The 1949 Panthers’ star center, 6-foot-5 Henry "Hank" Ohlen, can identify with today’s working-class students. He walked three miles to school every day from his mother’s frame house east of South Main Street, even though he didn’t even have a winter coat.
"The other guys had cars and dated, but we were poor folks," he said Thursday by phone.
He was in the Paschal office asking for a transfer when Turner noticed a tall kid.
"Coach Turner told me to stay," Ohlen said. "I was so terribly clumsy, I couldn’t run from one end of the court to the other without falling down. But he became a father figure to me."
Ohlen became an all-star center for Texas Christian University and a Ph.D. geologist for Shell Oil.

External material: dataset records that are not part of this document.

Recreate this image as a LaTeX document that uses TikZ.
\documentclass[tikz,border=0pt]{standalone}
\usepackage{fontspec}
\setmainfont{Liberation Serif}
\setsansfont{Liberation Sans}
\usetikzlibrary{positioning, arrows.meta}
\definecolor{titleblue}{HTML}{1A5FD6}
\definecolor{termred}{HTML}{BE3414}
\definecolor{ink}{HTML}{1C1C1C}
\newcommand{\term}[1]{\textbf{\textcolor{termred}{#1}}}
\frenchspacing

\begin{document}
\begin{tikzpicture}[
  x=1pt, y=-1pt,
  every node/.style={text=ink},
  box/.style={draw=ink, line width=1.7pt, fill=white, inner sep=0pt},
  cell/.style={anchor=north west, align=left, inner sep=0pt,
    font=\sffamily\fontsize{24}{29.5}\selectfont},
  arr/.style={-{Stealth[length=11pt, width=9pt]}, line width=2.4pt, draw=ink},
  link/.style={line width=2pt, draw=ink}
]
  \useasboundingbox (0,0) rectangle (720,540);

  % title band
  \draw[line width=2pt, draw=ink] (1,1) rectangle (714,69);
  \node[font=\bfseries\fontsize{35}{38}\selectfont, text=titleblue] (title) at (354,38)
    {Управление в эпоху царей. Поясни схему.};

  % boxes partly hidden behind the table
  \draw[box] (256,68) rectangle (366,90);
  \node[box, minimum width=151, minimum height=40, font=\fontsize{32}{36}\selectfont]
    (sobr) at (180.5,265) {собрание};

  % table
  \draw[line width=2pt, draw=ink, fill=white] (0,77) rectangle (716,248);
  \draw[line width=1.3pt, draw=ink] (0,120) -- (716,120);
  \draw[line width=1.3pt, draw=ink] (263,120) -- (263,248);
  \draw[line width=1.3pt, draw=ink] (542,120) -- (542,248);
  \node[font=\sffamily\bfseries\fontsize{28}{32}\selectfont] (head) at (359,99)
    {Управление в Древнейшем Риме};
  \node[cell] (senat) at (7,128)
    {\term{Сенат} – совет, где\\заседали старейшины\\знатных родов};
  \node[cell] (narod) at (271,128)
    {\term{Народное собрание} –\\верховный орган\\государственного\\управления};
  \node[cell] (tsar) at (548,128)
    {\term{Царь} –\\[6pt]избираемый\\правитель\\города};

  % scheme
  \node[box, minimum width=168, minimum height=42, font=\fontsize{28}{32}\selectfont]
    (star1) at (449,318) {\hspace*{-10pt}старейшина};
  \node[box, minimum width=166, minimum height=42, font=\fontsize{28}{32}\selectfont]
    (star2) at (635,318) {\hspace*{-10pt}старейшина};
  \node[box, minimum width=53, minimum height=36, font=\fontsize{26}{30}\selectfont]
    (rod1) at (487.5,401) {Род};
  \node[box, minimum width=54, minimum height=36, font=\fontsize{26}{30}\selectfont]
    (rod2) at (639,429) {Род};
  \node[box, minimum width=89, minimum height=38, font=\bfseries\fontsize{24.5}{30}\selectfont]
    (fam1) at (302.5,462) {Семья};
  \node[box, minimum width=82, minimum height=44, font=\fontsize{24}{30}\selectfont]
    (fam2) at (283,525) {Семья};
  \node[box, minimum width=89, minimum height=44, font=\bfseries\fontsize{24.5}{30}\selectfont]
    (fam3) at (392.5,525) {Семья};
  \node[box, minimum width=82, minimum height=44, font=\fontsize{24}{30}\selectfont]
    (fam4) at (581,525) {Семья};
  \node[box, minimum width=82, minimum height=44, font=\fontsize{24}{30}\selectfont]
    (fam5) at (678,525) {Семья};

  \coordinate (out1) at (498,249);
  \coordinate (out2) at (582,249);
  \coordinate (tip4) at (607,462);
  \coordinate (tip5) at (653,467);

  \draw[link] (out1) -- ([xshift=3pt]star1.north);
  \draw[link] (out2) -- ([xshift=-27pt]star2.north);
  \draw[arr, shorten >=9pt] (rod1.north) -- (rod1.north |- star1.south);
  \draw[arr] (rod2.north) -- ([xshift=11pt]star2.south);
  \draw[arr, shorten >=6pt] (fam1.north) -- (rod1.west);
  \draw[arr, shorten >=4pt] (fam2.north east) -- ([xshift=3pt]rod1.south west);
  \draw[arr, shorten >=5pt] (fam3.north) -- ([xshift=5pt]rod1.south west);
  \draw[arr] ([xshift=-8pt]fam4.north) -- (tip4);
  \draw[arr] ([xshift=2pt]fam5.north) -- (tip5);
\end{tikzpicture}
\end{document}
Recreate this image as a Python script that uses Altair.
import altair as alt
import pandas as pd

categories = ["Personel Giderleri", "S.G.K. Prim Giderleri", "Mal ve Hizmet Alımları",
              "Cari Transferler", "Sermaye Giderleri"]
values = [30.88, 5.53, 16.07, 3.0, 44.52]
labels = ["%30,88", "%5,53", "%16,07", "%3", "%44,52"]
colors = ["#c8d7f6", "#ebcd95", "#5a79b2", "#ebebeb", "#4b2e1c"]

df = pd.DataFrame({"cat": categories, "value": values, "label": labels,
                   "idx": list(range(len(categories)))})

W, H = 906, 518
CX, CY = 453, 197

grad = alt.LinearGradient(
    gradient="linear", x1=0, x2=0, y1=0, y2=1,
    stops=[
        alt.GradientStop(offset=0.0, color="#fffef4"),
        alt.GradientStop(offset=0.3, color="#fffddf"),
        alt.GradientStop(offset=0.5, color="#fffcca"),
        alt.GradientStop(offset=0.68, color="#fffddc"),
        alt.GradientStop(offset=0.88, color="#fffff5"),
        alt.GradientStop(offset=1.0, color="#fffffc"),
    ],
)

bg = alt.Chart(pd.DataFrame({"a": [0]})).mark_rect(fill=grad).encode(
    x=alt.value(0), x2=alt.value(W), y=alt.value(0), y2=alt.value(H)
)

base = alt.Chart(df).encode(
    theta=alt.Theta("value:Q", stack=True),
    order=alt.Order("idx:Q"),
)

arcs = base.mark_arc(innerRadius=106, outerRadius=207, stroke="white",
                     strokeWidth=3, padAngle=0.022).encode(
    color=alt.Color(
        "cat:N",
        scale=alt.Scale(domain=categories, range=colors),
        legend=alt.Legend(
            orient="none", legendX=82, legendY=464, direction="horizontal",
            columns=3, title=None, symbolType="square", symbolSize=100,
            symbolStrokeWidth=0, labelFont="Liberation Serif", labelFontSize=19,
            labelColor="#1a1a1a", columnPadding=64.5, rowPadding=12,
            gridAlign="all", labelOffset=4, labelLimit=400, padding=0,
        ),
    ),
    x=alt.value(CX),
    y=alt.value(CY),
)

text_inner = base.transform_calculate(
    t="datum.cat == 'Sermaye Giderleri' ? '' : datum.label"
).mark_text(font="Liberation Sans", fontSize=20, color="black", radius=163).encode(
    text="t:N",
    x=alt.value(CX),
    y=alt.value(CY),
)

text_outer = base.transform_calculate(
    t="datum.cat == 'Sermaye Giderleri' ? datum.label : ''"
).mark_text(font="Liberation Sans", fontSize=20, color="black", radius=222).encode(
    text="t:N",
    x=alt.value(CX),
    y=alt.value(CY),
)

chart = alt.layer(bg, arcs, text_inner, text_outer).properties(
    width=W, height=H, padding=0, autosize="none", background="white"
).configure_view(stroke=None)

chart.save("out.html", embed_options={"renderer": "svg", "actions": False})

When Turner wasn’t watching, the Panthers cruised Eighth Avenue, watched movies at the old Parkway Theater and went to Massey’s Restaurant after games, hiding the cream pie whenever their coach walked in.
They won the city championship back when schools played in what is now Cowtown Coliseum. Then, they went to Houston and won the state title in a tournament restricted to schools from big cities.
Texas City and Houston Yates won championships in the state’s top two divisions that year — for white and black schools respectively. But Morgan said the Panthers were better.
"With the discipline Coach Turner taught us, we could beat anybody," he said.
"This past year has been the most trying in my 47 years as a stockbroker. But I’ve remembered how Coach Turner taught us patience."
Turner retired in 1971 after 30 years as the Paschal coach. He died in 1996.
Playmaking guard Bill Thurman, now of Austin, put it bluntly: "We just got our butts chewed out and run into the ground over and over again," he said.
Some of the players haven’t seen each other for half a century.
But they still see Coach Turner everywhere.